Robert Alexander Rankin

Robert Rankin
Born (1915-10-27)27 October 1915
Garlieston
Died 27 January 2001(2001-01-27) (aged 85)
Glasgow
Alma mater University of Cambridge
University of Birmingham
University of Glasgow
Doctoral advisor G. H. Hardy and Albert Ingham
Doctoral students Michael P. Drazin
Robert Irving
Arthur Sands
Notable awards Senior Whitehead Prize (1987)
De Morgan Medal (1998)

Robert Alexander Rankin (27 October 1915 – 27 January 2001) was a Scottish mathematician who worked in analytic number theory.

Rankin's father, the Revd Oliver Shaw Rankin, was a minister who later became Professor of Old Testament Language, Literature and Theology in the University of Edinburgh.

Rankin was born in Garlieston, Wigtownshire, Scotland, attended Fettes College and graduated from Clare College, Cambridge in 1937. In Cambridge he was particularly influenced by J.E. Littlewood and A.E. Ingham.

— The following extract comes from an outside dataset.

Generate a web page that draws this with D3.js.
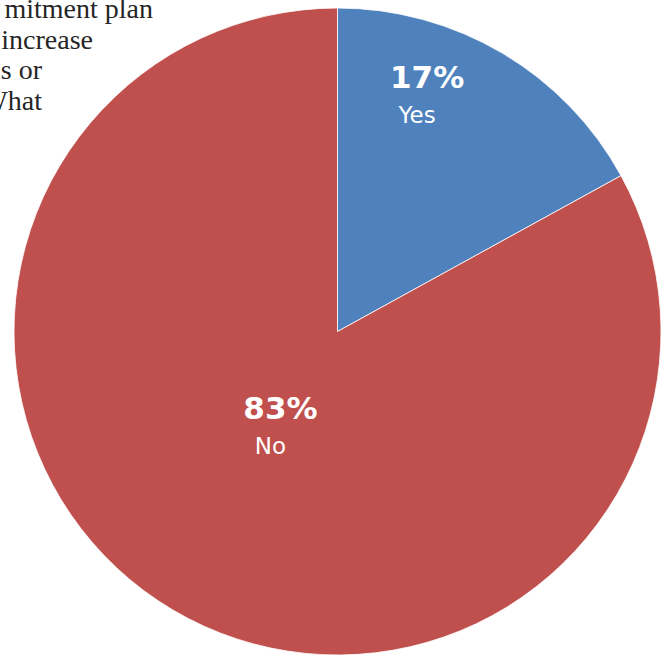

He was elected a fellow of Clare College in 1939, but his career was interrupted by the Second World War, during which he worked on rocketry research at Fort Halstead. In 1945 he returned to Cambridge, and then moved to the University of Birmingham in 1951 as Mason professor of mathematics. In 1954 he became Professor of Mathematics, Glasgow University, retiring in 1982.

He had a continuing interest in Srinivasa Ramanujan, working initially with G.H. Hardy on Ramanujan's unpublished notes. His research interests lay in the distribution of prime numbers and in modular forms. In 1939 he developed what is now known as the Rankin–Selberg method. In 1977 Cambridge University Press published Rankin's Modular Forms and Functions. In his review, Marvin Knopp wrote:

For, as much as any recent exposition of modular functions, this book succeeds in getting near the research frontier, and in some instances even reaches it — no small feat in this theory. Only someone of Rankin's stature as a research mathematician and experience in the classroom could aspire to such an accomplishment in a self-contained work — beginning with first principles.[1]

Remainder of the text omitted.